### YOUR INSTRUCTIONS
Reproduce the listing word for word. Skip any image.
---
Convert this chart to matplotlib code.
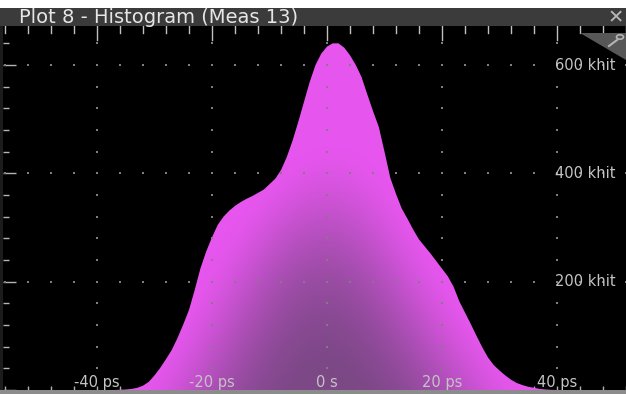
"""Scope-style histogram screenshot: Plot 8 - Histogram (Meas 13)."""

import matplotlib
matplotlib.use("Agg")
import matplotlib.pyplot as plt
import numpy as np
from matplotlib.patches import Polygon, Rectangle, Circle
from matplotlib.lines import Line2D

# Histogram: time offset (ps) -> hits (khits)
TIME_PS = list(range(-38, 41))
HITS_K = [0, 0, 0.5, 1, 2, 4, 8, 15, 27, 41,
          57, 74, 96, 121, 148, 185, 225, 256, 282, 305,
          320, 331, 340, 347, 353, 358, 364, 370, 380, 390,
          406, 430, 460, 495, 532, 569, 600, 621, 634, 640,
          640, 632, 618, 600, 578, 546, 515, 486, 440, 392,
          362, 335, 316, 296, 278, 265, 252, 238, 224, 210,
          191, 164, 143, 122, 100, 79, 60, 46, 36, 27,
          19, 13, 9, 6, 4, 2, 1, 0.3, 0]

X_LABEL_VALUES = [-40, -20, 0, 20, 40]
X_LABELS = ["-40 ps", "-20 ps", "0 s", "20 ps", "40 ps"]
Y_LABEL_VALUES = [200, 400, 600]
Y_LABELS = ["200 khit", "400 khit", "600 khit"]

TITLE = "Plot 8 - Histogram (Meas 13)"

W, H = 626, 394
BRIGHT = np.array([230, 86, 238]) / 255
DARK = np.array([124, 72, 134]) / 255


def fig_rect(x0, y0, x1, y1, color, z=5):
    """Rectangle in screenshot pixel coords (origin top-left)."""
    fig.add_artist(Rectangle((x0 / W, 1 - y1 / H), (x1 - x0) / W, (y1 - y0) / H,
                             transform=fig.transFigure, facecolor=color,
                             edgecolor="none", zorder=z))


def gauss_blur(img, sigma):
    r = int(3 * sigma)
    k = np.exp(-0.5 * (np.arange(-r, r + 1) / sigma) ** 2)
    k /= k.sum()
    out = np.apply_along_axis(lambda v: np.convolve(v, k, mode="same"), 1, img)
    out = np.apply_along_axis(lambda v: np.convolve(v, k, mode="same"), 0, out)
    return out


fig = plt.figure(figsize=(W / 100, H / 100), dpi=100, facecolor="white")
ax = fig.add_axes([3 / W, 4 / H, 623 / W, 364 / H])
ax.set_facecolor("black")
ax.set_xlim(-56.35, 52.0)
ax.set_ylim(0, 672)
for sp in ax.spines.values():
    sp.set_visible(False)

# filled shape, used as clip path for the gradient
x = np.array(TIME_PS, dtype=float)
y = np.array(HITS_K, dtype=float)
verts = np.vstack([np.column_stack([x, y]), [[x[-1], 0], [x[0], 0]]])
shape = Polygon(verts, closed=True, facecolor="none", edgecolor="none")
ax.add_patch(shape)

# gradient: bright near the outline, darker deep inside (blurred coverage)
p0 = ax.transData.transform((x[0], 0))
p1 = ax.transData.transform((x[-1], y.max() + 5))
nx, ny = int(p1[0] - p0[0]), int(p1[1] - p0[1])
gx = np.linspace(x[0], x[-1], nx)
gy = np.linspace(0, y.max() + 5, ny)
top = np.interp(gx, x, y)
inside = (gy[:, None] <= top[None, :]).astype(float)
sig = 70
pad = int(3 * sig)
big = np.zeros((ny + 2 * pad, nx + 2 * pad))
big[pad:pad + ny, pad:pad + nx] = inside
big[:pad, pad:pad + nx] = inside[0]          # extend below baseline as "inside"
f = gauss_blur(big, sig)[pad:pad + ny, pad:pad + nx]
t = np.clip((f - 0.5) / 0.47, 0, 1) ** 1.5
rgb = BRIGHT[None, None, :] * (1 - t[..., None]) + DARK[None, None, :] * t[..., None]
im = ax.imshow(rgb, origin="lower", extent=[x[0], x[-1], 0, y.max() + 5],
               aspect="auto", interpolation="bilinear", zorder=2)
im.set_clip_path(shape)

# dotted grid: dots at minor steps along the major lines
minor_x = np.arange(-56, 53, 4)
minor_y = np.arange(40, 672, 40)
gxs, gys = [], []
for xv in X_LABEL_VALUES:
    gxs += [xv] * len(minor_y)
    gys += list(minor_y)
for yv in Y_LABEL_VALUES:
    gxs += list(minor_x)
    gys += [yv] * len(minor_x)
ax.scatter(gxs, gys, s=1.5, marker="s", color="#7e7e7e", linewidths=0, zorder=3)

# ticks
ax.set_xticks(X_LABEL_VALUES)
ax.set_xticks(minor_x, minor=True)
ax.set_yticks([0] + Y_LABEL_VALUES)
ax.set_yticks(minor_y, minor=True)
ax.tick_params(axis="x", which="both", direction="in", length=3, width=1,
               color="#b0b0b0", labelbottom=False)
ax.tick_params(axis="y", which="major", direction="in", length=9, width=1,
               color="#b5b5b5", labelleft=False)
ax.tick_params(axis="y", which="minor", direction="in", length=4.5, width=1,
               color="#b5b5b5")
# ticks hanging from the top edge
top_tr = ax.get_xaxis_transform()
for xv in minor_x:
    ln = 14 if xv in X_LABEL_VALUES else 7
    ax.add_line(Line2D([xv, xv], [1, 1 - ln / 364], transform=top_tr,
                       color="#c0c0c0", lw=1, zorder=4, clip_on=False))

for xv, lab in zip(X_LABEL_VALUES, X_LABELS):
    ax.text(xv, 0.5, lab, ha="center", va="bottom", color="#c4c4c4",
            fontsize=10.5, zorder=5)
for yv, lab in zip(Y_LABEL_VALUES, Y_LABELS):
    ax.text(0.8865, yv, lab, transform=ax.get_yaxis_transform(), ha="left",
            va="center", color="#c4c4c4", fontsize=10.5, zorder=5)

# window chrome
fig_rect(0, 8, W, 26, "#3b3b3b")
fig_rect(0, 26, 3, 390, "#1c1c1c")
fig_rect(0, 390, W, H, "#8c8c8c")
fig.text(19 / W, 1 - 17.5 / H, TITLE, color="#e6e6e6", fontsize=14,
         ha="left", va="center", zorder=6)
fig.text(616 / W, 1 - 18 / H, "\u2715", color="#b8b8b8", fontsize=14,
         ha="center", va="center", zorder=6)
fig.add_artist(Polygon([(580 / W, 1 - 33 / H), (1, 1 - 33 / H), (1, 1 - 60 / H)],
                       closed=True, transform=fig.transFigure,
                       facecolor="#575757", edgecolor="none", zorder=6))
fig.add_artist(Circle((620 / W, 1 - 37 / H), 3.5 / W, transform=fig.transFigure,
                      facecolor="none", edgecolor="#b5b5b5", lw=1.2, zorder=7))
fig.add_artist(Line2D([609 / W, 617 / W], [1 - 46 / H, 1 - 40 / H],
                      transform=fig.transFigure, color="#b5b5b5", lw=1.5, zorder=7))

fig.savefig("out.png", dpi=100, facecolor="white")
---
### TASK OUTPUT
Convert this chart to matplotlib code.
"""Scope-style histogram screenshot: Plot 8 - Histogram (Meas 13)."""

import matplotlib
matplotlib.use("Agg")
import matplotlib.pyplot as plt
import numpy as np
from matplotlib.patches import Polygon, Rectangle, Circle
from matplotlib.lines import Line2D

# Histogram: time offset (ps) -> hits (khits)
TIME_PS = list(range(-38, 41))
HITS_K = [0, 0, 0.5, 1, 2, 4, 8, 15, 27, 41,
          57, 74, 96, 121, 148, 185, 225, 256, 282, 305,
          320, 331, 340, 347, 353, 358, 364, 370, 380, 390,
          406, 430, 460, 495, 532, 569, 600, 621, 634, 640,
          640, 632, 618, 600, 578, 546, 515, 486, 440, 392,
          362, 335, 316, 296, 278, 265, 252, 238, 224, 210,
          191, 164, 143, 122, 100, 79, 60, 46, 36, 27,
          19, 13, 9, 6, 4, 2, 1, 0.3, 0]

X_LABEL_VALUES = [-40, -20, 0, 20, 40]
X_LABELS = ["-40 ps", "-20 ps", "0 s", "20 ps", "40 ps"]
Y_LABEL_VALUES = [200, 400, 600]
Y_LABELS = ["200 khit", "400 khit", "600 khit"]

TITLE = "Plot 8 - Histogram (Meas 13)"

W, H = 626, 394
BRIGHT = np.array([230, 86, 238]) / 255
DARK = np.array([124, 72, 134]) / 255


def fig_rect(x0, y0, x1, y1, color, z=5):
    """Rectangle in screenshot pixel coords (origin top-left)."""
    fig.add_artist(Rectangle((x0 / W, 1 - y1 / H), (x1 - x0) / W, (y1 - y0) / H,
                             transform=fig.transFigure, facecolor=color,
                             edgecolor="none", zorder=z))


def gauss_blur(img, sigma):
    r = int(3 * sigma)
    k = np.exp(-0.5 * (np.arange(-r, r + 1) / sigma) ** 2)
    k /= k.sum()
    out = np.apply_along_axis(lambda v: np.convolve(v, k, mode="same"), 1, img)
    out = np.apply_along_axis(lambda v: np.convolve(v, k, mode="same"), 0, out)
    return out


fig = plt.figure(figsize=(W / 100, H / 100), dpi=100, facecolor="white")
ax = fig.add_axes([3 / W, 4 / H, 623 / W, 364 / H])
ax.set_facecolor("black")
ax.set_xlim(-56.35, 52.0)
ax.set_ylim(0, 672)
for sp in ax.spines.values():
    sp.set_visible(False)

# filled shape, used as clip path for the gradient
x = np.array(TIME_PS, dtype=float)
y = np.array(HITS_K, dtype=float)
verts = np.vstack([np.column_stack([x, y]), [[x[-1], 0], [x[0], 0]]])
shape = Polygon(verts, closed=True, facecolor="none", edgecolor="none")
ax.add_patch(shape)

# gradient: bright near the outline, darker deep inside (blurred coverage)
p0 = ax.transData.transform((x[0], 0))
p1 = ax.transData.transform((x[-1], y.max() + 5))
nx, ny = int(p1[0] - p0[0]), int(p1[1] - p0[1])
gx = np.linspace(x[0], x[-1], nx)
gy = np.linspace(0, y.max() + 5, ny)
top = np.interp(gx, x, y)
inside = (gy[:, None] <= top[None, :]).astype(float)
sig = 70
pad = int(3 * sig)
big = np.zeros((ny + 2 * pad, nx + 2 * pad))
big[pad:pad + ny, pad:pad + nx] = inside
big[:pad, pad:pad + nx] = inside[0]          # extend below baseline as "inside"
f = gauss_blur(big, sig)[pad:pad + ny, pad:pad + nx]
t = np.clip((f - 0.5) / 0.47, 0, 1) ** 1.5
rgb = BRIGHT[None, None, :] * (1 - t[..., None]) + DARK[None, None, :] * t[..., None]
im = ax.imshow(rgb, origin="lower", extent=[x[0], x[-1], 0, y.max() + 5],
               aspect="auto", interpolation="bilinear", zorder=2)
im.set_clip_path(shape)

# dotted grid: dots at minor steps along the major lines
minor_x = np.arange(-56, 53, 4)
minor_y = np.arange(40, 672, 40)
gxs, gys = [], []
for xv in X_LABEL_VALUES:
    gxs += [xv] * len(minor_y)
    gys += list(minor_y)
for yv in Y_LABEL_VALUES:
    gxs += list(minor_x)
    gys += [yv] * len(minor_x)
ax.scatter(gxs, gys, s=1.5, marker="s", color="#7e7e7e", linewidths=0, zorder=3)

# ticks
ax.set_xticks(X_LABEL_VALUES)
ax.set_xticks(minor_x, minor=True)
ax.set_yticks([0] + Y_LABEL_VALUES)
ax.set_yticks(minor_y, minor=True)
ax.tick_params(axis="x", which="both", direction="in", length=3, width=1,
               color="#b0b0b0", labelbottom=False)
ax.tick_params(axis="y", which="major", direction="in", length=9, width=1,
               color="#b5b5b5", labelleft=False)
ax.tick_params(axis="y", which="minor", direction="in", length=4.5, width=1,
               color="#b5b5b5")
# ticks hanging from the top edge
top_tr = ax.get_xaxis_transform()
for xv in minor_x:
    ln = 14 if xv in X_LABEL_VALUES else 7
    ax.add_line(Line2D([xv, xv], [1, 1 - ln / 364], transform=top_tr,
                       color="#c0c0c0", lw=1, zorder=4, clip_on=False))

for xv, lab in zip(X_LABEL_VALUES, X_LABELS):
    ax.text(xv, 0.5, lab, ha="center", va="bottom", color="#c4c4c4",
            fontsize=10.5, zorder=5)
for yv, lab in zip(Y_LABEL_VALUES, Y_LABELS):
    ax.text(0.8865, yv, lab, transform=ax.get_yaxis_transform(), ha="left",
            va="center", color="#c4c4c4", fontsize=10.5, zorder=5)

# window chrome
fig_rect(0, 8, W, 26, "#3b3b3b")
fig_rect(0, 26, 3, 390, "#1c1c1c")
fig_rect(0, 390, W, H, "#8c8c8c")
fig.text(19 / W, 1 - 17.5 / H, TITLE, color="#e6e6e6", fontsize=14,
         ha="left", va="center", zorder=6)
fig.text(616 / W, 1 - 18 / H, "\u2715", color="#b8b8b8", fontsize=14,
         ha="center", va="center", zorder=6)
fig.add_artist(Polygon([(580 / W, 1 - 33 / H), (1, 1 - 33 / H), (1, 1 - 60 / H)],
                       closed=True, transform=fig.transFigure,
                       facecolor="#575757", edgecolor="none", zorder=6))
fig.add_artist(Circle((620 / W, 1 - 37 / H), 3.5 / W, transform=fig.transFigure,
                      facecolor="none", edgecolor="#b5b5b5", lw=1.2, zorder=7))
fig.add_artist(Line2D([609 / W, 617 / W], [1 - 46 / H, 1 - 40 / H],
                      transform=fig.transFigure, color="#b5b5b5", lw=1.5, zorder=7))

fig.savefig("out.png", dpi=100, facecolor="white")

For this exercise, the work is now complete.